Why so many pasta types?
- Davide Calvo
- Apr 25, 2024
- 3 min read
Updated: Sep 18, 2024
A few reasons. One is that Italy is a relatively young country, that was put together from regions that used to be small countries in their own right. Each region has its own specialties, its own favourite ways to cook.

Up north, for instance, they are famous for their wide sheets of lasagna which are perfect for rich, meaty sauces; down south, for thin spaghetti which work well with seafood.
The shapes aren't just fun – they serve a purpose.
Penne, for instance, are perfect for catching chunky tomato sauce, and conchiglioni (the massive shells) can be stuffed with spinach and ricotta cheese.
But it’s not just the shape: the texture is also very important, which is why many pasta types come in two versions: liscia (which means “smooth”) and rigata (which means “ridged”).
As a rule of thumb, smooth pasta goes with thick, creamy sauces, and ridged pasta with thin, liquid sauces.
It's not about some grand tradition. It's about harmony, about finding the perfect match for every flavour. Basically, shape and texture become an ingredient.
For instance, creamy sauces need a partner who can hold them without becoming too heavy. That's where farfalle (which means “butterflies”) come in, because they are both flat and - normally - smooth. I mean those shaped like a bow tie!
But, of course, Italians couldn’t simply have farfalle! We also have farfalline (the tiny ones that we often give to toddlers) and farfallone (the big ones!).
The same is true for the many types of pasta shaped like a tube or like a ribbon. Tubes go from bucatini (long and very thin) all the way to cannelloni, thicker than a hosepipe.
But there are also bucatoni, ziti and zitoni! And, if you cut them in pieces you get the little tubes that everybody knows!
Zito means “fiancé” in most of the Italian South. They are called that because they are made as a joined up pair and hung to dry together. Sometimes they even make it to the packet in couples!
By the way, spaghetti used to be dried in the same way and, back in 1957, the BBC made a mock documentary for April fool’s day, showing spaghetti hung on trees, claiming the that’s how they are grown!
Back then many people believed it, and I can see why. It was coming from the BBC, after all. The documentary was very convincing, and most people didn’t travel as much as we do today. And there was no internet, of course!
Talking about spaghetti… There are at least five types: capelli d’angelo (which means “angel hair”), capellini (which means “thin hair”) spaghettini (thin spaghetti), spaghetti and spaghettoni (thick spaghetti).
People think of linguine like a sort of flat spaghetti, but actually they are the narrowest of the ribbon family. The broadest are the famous lasagne.
In between there are tagliatelle, fettuccine e pappardelle, in growing order. These are the smooth ones, but there are also ribbons with rippled edges, such as mafaldine, mafalde and the massive lasagne festonate. Like the ridges, the ripples help to catch more sauce.

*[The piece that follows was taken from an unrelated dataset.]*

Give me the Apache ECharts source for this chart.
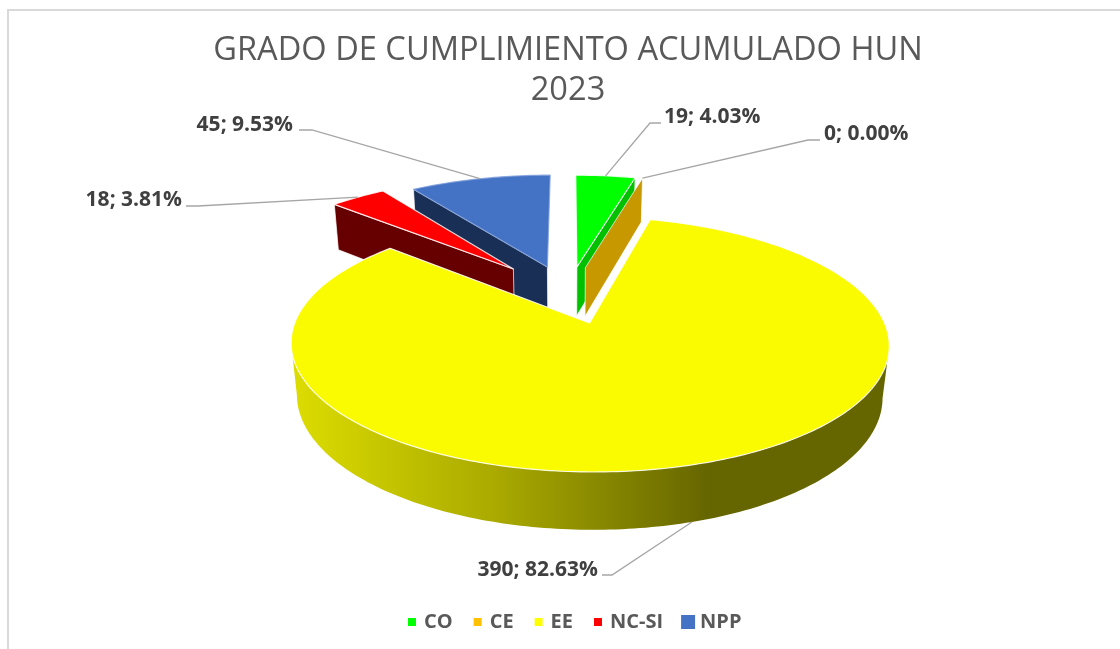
<!DOCTYPE html>
<html><head><meta charset="utf-8">
<style>html,body{margin:0;padding:0;background:#fff}#c{width:1120px;height:649px}</style>
<script src="https://cdn.jsdelivr.net/npm/echarts@6/dist/echarts.min.js"></script>
</head><body><div id="c"></div>
<script>
const titleLines = ['GRADO DE CUMPLIMIENTO ACUMULADO HUN', '2023'];
const categories = ['CO', 'CE', 'EE', 'NC-SI', 'NPP'];
const values = [19, 0, 390, 18, 45];
const colors = ['#00FF00', '#FFC000', '#FFFF00', '#FF0000', '#4472C4'];
const topColors = ['#00FF00', '#FFC000', '#FBFB00', '#FF0000', '#4472C4'];
const wallColors = ['#00C000', '#C89800', '#666600', '#660000', '#1A2F55'];
const explodeBy = [0.25, 0.25, 0.25, 0.305, 0.26];

// camera of the tilted pie
const CAM = {x0: 568.3, y0: 294.4, sx: 283.5, sy: 114.7, k: 0.161, m: 0.02, h: 51};
// leader elbows, ends and text anchors per category
const LABELS = {
  'CO':    {elbow: [650, 123], end: [661, 123], text: [664, 117.5], align: 'left'},
  'CE':    {elbow: [808, 140], end: [820, 140], text: [824, 134.5], align: 'left'},
  'EE':    {elbow: [612, 575], end: [602, 575], text: [598, 570.5], align: 'right', fromBase: true},
  'NC-SI': {elbow: [198, 206], end: [186, 206], text: [182, 200.5], align: 'right'},
  'NPP':   {elbow: [312, 130], end: [299, 130], text: [293, 125.5], align: 'right'}
};
const total = values.reduce((a, b) => a + b, 0);
const startOf = i => values.slice(0, i).reduce((a, b) => a + b, 0) / total * Math.PI * 2;

function project(u, v, base) {
  const d = 1 + CAM.k * v + (base ? CAM.m : 0);
  return [CAM.x0 + CAM.sx * u / d, CAM.y0 - (CAM.sy * v - (base ? CAM.h : 0)) / d];
}
function rim(i, val, steps, base) {
  const a0 = startOf(i), a1 = a0 + val / total * Math.PI * 2, mid = (a0 + a1) / 2;
  const ox = Math.sin(mid) * explodeBy[i], oy = Math.cos(mid) * explodeBy[i];
  const pts = [];
  for (let s = 0; s <= steps; s++) {
    const a = a0 + (a1 - a0) * s / steps;
    pts.push(project(ox + Math.sin(a), oy + Math.cos(a), base));
  }
  return {pts, a0, a1, mid, apex: project(ox, oy, base),
          midPt: project(ox + Math.sin(mid), oy + Math.cos(mid), base)};
}
const wallGradient = new echarts.graphic.LinearGradient(295, 0, 707, 0,
  [{offset: 0, color: '#DCDC00'}, {offset: 0.5, color: '#A8A800'}, {offset: 1, color: '#666600'}], true);

function renderSlice(i) {
  return function (params, api) {
    const val = api.value(0);
    const steps = Math.max(2, Math.ceil(val / total * 360));
    const top = rim(i, val, steps, false), bot = rim(i, val, steps, true);
    const kids = [];
    const isBig = val / total > 0.5;
    const wallStyle = {fill: wallColors[i], stroke: 'rgba(255,255,255,0.7)', lineWidth: 1, lineJoin: 'round'};
    const poly = (points, style) => kids.push({type: 'polygon', shape: {points}, style});
    const n = top.pts.length - 1;
    if (isBig) {
      // near-facing outer wall between the rim's left and right extremes
      const xs = top.pts.map(p => p[0]);
      const r = xs.indexOf(Math.max(...xs)), l = xs.indexOf(Math.min(...xs));
      poly(top.pts.slice(r, l + 1).concat(bot.pts.slice(r, l + 1).reverse()), {fill: wallGradient});
    } else {
      if (Math.sin(top.a1) > 0.01) poly([top.apex, top.pts[n], bot.pts[n], bot.apex], wallStyle);
      if (Math.sin(top.a0) < -0.01) poly([top.apex, top.pts[0], bot.pts[0], bot.apex], wallStyle);
    }
    poly([top.apex].concat(top.pts), {fill: topColors[i],
      stroke: val ? (i === 4 ? 'rgba(130,160,220,0.8)' : 'rgba(255,255,255,0.85)') : 'none', lineWidth: 1.2, lineJoin: 'round'});
    const lab = LABELS[categories[i]];
    const from = lab.fromBase ? bot.midPt : top.midPt;
    kids.push({type: 'polyline', shape: {points: [from, lab.elbow, lab.end]},
      style: {fill: 'none', stroke: '#A6A6A6', lineWidth: 1.3}});
    kids.push({type: 'text', x: lab.text[0], y: lab.text[1], style: {
      text: val + '; ' + (val / total * 100).toFixed(2) + '%',
      font: 'bold 21px "Open Sans"', fill: '#404040', align: lab.align, verticalAlign: 'middle'}});
    return {type: 'group', children: kids};
  };
}
const paintOrder = {'NPP': 1, 'NC-SI': 2, 'CO': 3, 'CE': 4, 'EE': 5};
const legendIcon = 'path://M0 0L0 0M14 14L14 14M3 3H11V11H3Z';

const chart = echarts.init(document.getElementById('c'), null, {renderer: 'canvas'});
chart.setOption({
  animation: false,
  backgroundColor: '#fff',
  title: {text: titleLines.join('\n'), left: 563, top: 26, textAlign: 'center',
    textStyle: {fontFamily: '"Open Sans"', fontWeight: 'normal', fontSize: 32.6, lineHeight: 40, color: '#595959'}},
  legend: {
    bottom: 17, left: 405, padding: 0, itemWidth: 14, itemHeight: 14, itemGap: 18,
    textStyle: {fontFamily: '"Open Sans"', fontWeight: 'bold', fontSize: 20, color: '#595959'},
    data: categories.map(name => ({name, icon: name === 'NPP' ? 'rect' : legendIcon}))
  },
  graphic: [
    {type: 'polyline', shape: {points: [[8, 649], [8, 10], [1120, 10]]}, style: {fill: 'none', stroke: '#D9D9D9', lineWidth: 2}}
  ],
  series: categories.map((name, i) => ({
    type: 'custom', name, coordinateSystem: 'none', z: paintOrder[name],
    itemStyle: {color: colors[i]},
    renderItem: renderSlice(i),
    data: [values[i]]
  }))
});
</script></body></html>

In addition to ribbons, tubes and farfalle, there is the “shell family”, which includes conchigliette, conchiglie and conchiglioni, and also the twisted shapes such as bisiate, fusilli, fusilli lunghi and fusilloni.
And if that wasn’t enough, each Italian region has dozens of specialty pasta types, like casarecce, orecchiette, ruote, gigli ed anelli, which don’t fit either here or there…

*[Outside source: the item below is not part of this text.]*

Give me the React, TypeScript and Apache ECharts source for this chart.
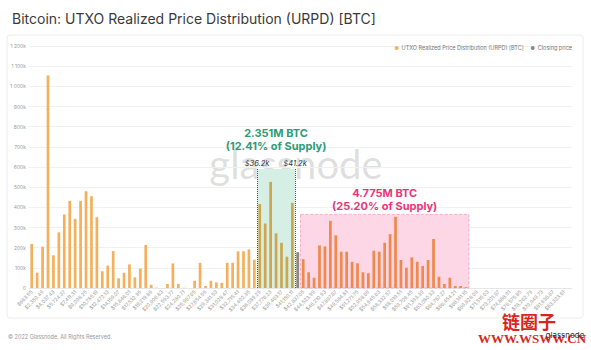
import React, { useEffect, useRef } from 'react';
import * as echarts from 'echarts';

// Bucket lower-bound prices (USD), one per category
const bucketPrices = [
  663.55, 1507.02, 2350.49, 3193.96, 4037.43, 4880.9, 5724.37, 6567.84, 7411.31, 8254.78,
  9098.25, 9941.72, 10785.19, 11628.66, 12472.13, 13315.6, 14159.07, 15002.54, 15846.01, 16689.48,
  17532.95, 18376.42, 19219.89, 20063.36, 20906.83, 21750.3, 22593.77, 23437.24, 24280.71, 25124.18,
  25967.65, 26811.12, 27654.59, 28498.06, 29341.53, 30185.0, 31028.47, 31871.94, 32715.41, 33558.88,
  34402.35, 35245.82, 36089.29, 36932.76, 37776.23, 38619.7, 39463.17, 40306.64, 41150.11, 41993.58,
  42837.05, 43680.52, 44523.99, 45367.46, 46210.93, 47054.4, 47897.87, 48741.34, 49584.81, 50428.28,
  51271.75, 52115.22, 52958.69, 53802.16, 54645.63, 55489.1, 56332.57, 57176.04, 58019.51, 58862.98,
  59706.45, 60549.92, 61393.39, 62236.86, 63080.33, 63923.8, 64767.27, 65610.74, 66454.21, 67297.68,
  68141.15, 68984.62, 69828.09, 70671.56, 71515.03, 72358.5, 73201.97, 74045.44, 74888.91, 75732.38,
  76575.85, 77419.32, 78262.79, 79106.26, 79949.73, 80793.2, 81636.67, 82480.14, 83323.61, 84167.08,
];

// UTXO supply per bucket (thousand BTC)
const urpdValues = [
  218, 76, 205, 1054, 162, 276, 365, 432, 343, 432,
  480, 455, 351, 83, 111, 183, 48, 76, 117, 53,
  96, 213, 16, 2, 0, 20, 122, 20, 1, 0,
  36, 125, 10, 36, 28, 25, 125, 125, 182, 182,
  191, 140, 416, 320, 526, 271, 224, 155, 422, 177,
  143, 78, 51, 211, 206, 333, 261, 180, 180, 130,
  122, 78, 73, 185, 180, 224, 267, 353, 139, 101,
  152, 130, 109, 139, 243, 56, 20, 51, 10, 10,
  4, 0, 0, 0, 0, 0, 0, 0, 0, 0,
  0, 0, 0, 0, 0, 0, 0, 0, 0, 0,
];

const closingPriceIndex = 49;

const greenZone = [42, 49]; // bucket edges
const greenZoneTop = 590;
const greenZoneText = '2.351M BTC\n(12.41% of Supply)';
const greenEdgeLabels = ['$36.2k', '$41.2k'];

const pinkZone = [50, 81];
const pinkZoneTop = 365;
const pinkZoneText = '4.775M BTC\n(25.20% of Supply)';

const seriesNames = ['UTXO Realized Price Distribution (URPD) [BTC]', 'Closing price'];

const FONT = 'Inter, "Noto Sans", sans-serif';

export default function App() {
  const ref = useRef<HTMLDivElement>(null);

  useEffect(() => {
    if (!ref.current) return;
    const chart = echarts.init(ref.current, null, { renderer: 'svg' });

    const barColor = (i: number) => {
      if (i >= greenZone[0] && i < greenZone[1]) return '#cda64f';
      if (i >= pinkZone[0] && i < pinkZone[1]) return '#f0894c';
      return '#f4b05c';
    };

    const option: any = {
      animation: false,
      backgroundColor: '#ffffff',
      textStyle: { fontFamily: FONT },
      title: {
        text: 'Bitcoin: UTXO Realized Price Distribution (URPD) [BTC]',
        left: 7,
        top: 6,
        textStyle: { fontSize: 14, fontWeight: 'normal', color: '#3a3a3a', fontFamily: FONT },
      },
      legend: {
        data: seriesNames,
        right: 14,
        top: 40,
        icon: 'circle',
        itemWidth: 4,
        itemHeight: 4,
        itemGap: 7,
        textStyle: { fontSize: 5.5, color: '#777', fontFamily: FONT, padding: [0, 0, 0, -2] },
      },
      grid: { left: 29, right: 19, top: 46, bottom: 62 },
      xAxis: [
        {
          type: 'category',
          data: bucketPrices.map(String),
          boundaryGap: true,
          axisTick: { show: false },
          axisLine: { lineStyle: { color: '#e6e6e6' } },
          axisLabel: {
            interval: 1,
            rotate: 45,
            fontSize: 5,
            color: '#9a9a9a',
            margin: 3,
            formatter: (v: string) =>
              '$' + Number(v).toLocaleString('en-US', { minimumFractionDigits: 2, maximumFractionDigits: 2 }),
          },
        },
        { type: 'value', min: 0, max: bucketPrices.length, show: false },
      ],
      yAxis: {
        type: 'value',
        min: 0,
        max: 1200,
        interval: 100,
        axisLine: { show: false },
        axisTick: { show: false },
        splitLine: { lineStyle: { color: '#f0f0f0' } },
        axisLabel: {
          fontSize: 5,
          color: '#9a9a9a',
          margin: 3,
          formatter: (v: number) =>
            v === 0 ? '0' : (v >= 1000 ? Math.floor(v / 1000) + ' ' + String(v % 1000).padStart(3, '0') : String(v)) + 'k',
        },
      },
      series: [
        {
          name: 'zones',
          type: 'line',
          xAxisIndex: 1,
          data: [],
          z: 1,
          silent: true,
          markArea: {
            silent: true,
            data: [
              [
                {
                  xAxis: greenZone[0],
                  yAxis: greenZoneTop,
                  itemStyle: { color: '#d5efe5' },
                  label: {
                    show: true,
                    position: 'top',
                    distance: 17,
                    formatter: greenZoneText,
                    color: '#2f9c76',
                    fontSize: 11,
                    fontWeight: 'bold',
                    lineHeight: 13,
                    fontFamily: FONT,
                  },
                },
                { xAxis: greenZone[1], yAxis: 0 },
              ],
              [
                {
                  xAxis: pinkZone[0],
                  yAxis: pinkZoneTop,
                  itemStyle: { color: '#fdd7e5', borderColor: '#f5a0c0', borderWidth: 0.8, borderType: 'dashed' },
                  label: {
                    show: true,
                    position: 'top',
                    distance: 2,
                    formatter: pinkZoneText,
                    color: '#e8367b',
                    fontSize: 11,
                    fontWeight: 'bold',
                    lineHeight: 12.5,
                    fontFamily: FONT,
                  },
                },
                { xAxis: pinkZone[1], yAxis: 0 },
              ],
            ],
          },
          markLine: {
            silent: true,
            symbol: 'none',
            lineStyle: { color: '#555', type: 'dotted', width: 1 },
            label: {
              show: true,
              position: 'end',
              distance: 2,
              fontSize: 7.5,
              fontStyle: 'italic',
              color: '#333',
              fontFamily: FONT,
            },
            data: greenZone.map((edge, k) => [
              { xAxis: edge, yAxis: 0, label: { formatter: greenEdgeLabels[k] } },
              { xAxis: edge, yAxis: greenZoneTop },
            ]),
          },
        },
        {
          name: seriesNames[0],
          type: 'bar',
          data: urpdValues.map((v, i) => ({ value: v, itemStyle: { color: barColor(i) } })),
          barWidth: '50%',
          barGap: '-100%',
          itemStyle: { color: '#f4b05c' },
          z: 2,
        },
        {
          name: seriesNames[1],
          type: 'bar',
          data: urpdValues.map((v, i) => (i === closingPriceIndex ? v : null)),
          barWidth: '50%',
          barGap: '-100%',
          itemStyle: { color: '#8a8a8a' },
          z: 3,
        },
      ],
      graphic: [
        {
          type: 'rect',
          shape: { x: 7, y: 35, width: 576, height: 283, r: 3 },
          style: { fill: 'none', stroke: '#ececec', lineWidth: 1 },
          z: 0,
          silent: true,
        },
        {
          type: 'text',
          x: 296,
          y: 164,
          z: 0,
          silent: true,
          style: {
            text: 'glassnode',
            fontSize: 40,
            fontFamily: 'Lato, "Noto Sans", sans-serif',
            fill: 'rgba(110,110,110,0.22)',
            textAlign: 'center',
            textVerticalAlign: 'middle',
          },
        },
        {
          type: 'text',
          x: 8,
          y: 337,
          silent: true,
          style: {
            text: '© 2022 Glassnode. All Rights Reserved.',
            fontSize: 5.5,
            fontFamily: FONT,
            fill: '#999',
            textVerticalAlign: 'middle',
          },
        },
        {
          type: 'text',
          x: 529,
          y: 321,
          z: 100,
          silent: true,
          style: {
            text: '链圈子',
            fontSize: 18,
            fontWeight: 'bold',
            fontFamily: '"Noto Sans CJK SC", sans-serif',
            fill: '#d8261c',
            textAlign: 'center',
            textVerticalAlign: 'middle',
          },
        },
        {
          type: 'text',
          x: 532,
          y: 338,
          z: 100,
          silent: true,
          style: {
            text: 'WWW.WSWW.CN',
            fontSize: 13,
            fontWeight: 'bold',
            fontFamily: '"Liberation Serif", serif',
            fill: '#d8261c',
            textAlign: 'center',
            textVerticalAlign: 'middle',
          },
        },
        {
          type: 'text',
          x: 565,
          y: 335,
          z: 101,
          silent: true,
          style: {
            text: 'glassnode',
            fontSize: 8,
            fontFamily: FONT,
            fill: '#333',
            textAlign: 'center',
            textVerticalAlign: 'middle',
          },
        },
      ],
    };

    chart.setOption(option);
    return () => chart.dispose();
  }, []);

  return (
    <div
      ref={ref}
      style={{ position: 'fixed', left: 0, top: 0, width: 591, height: 350, background: '#fff' }}
    />
  );
}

“Anelli”. It means “rings”, by the way. They come from Sicily, and are perfect to make a sort of pasta cake that we call timballo. In the UK, they are known as "spaghetti hoops"!
Timballi and soups need small pasta shapes like risoni and ditalini; broths need even smaller ones, like the stelline: cute little stars that you often had as a toddler.
All this sounds extremely complicated, and that’s without counting that pasta can be fresh or dry, and made of different things.
To make sense of all this, I simply start from the sauce.
Is it thin or creamy? Is it clear or chunky? And if it’s chunky, how big are the chunks?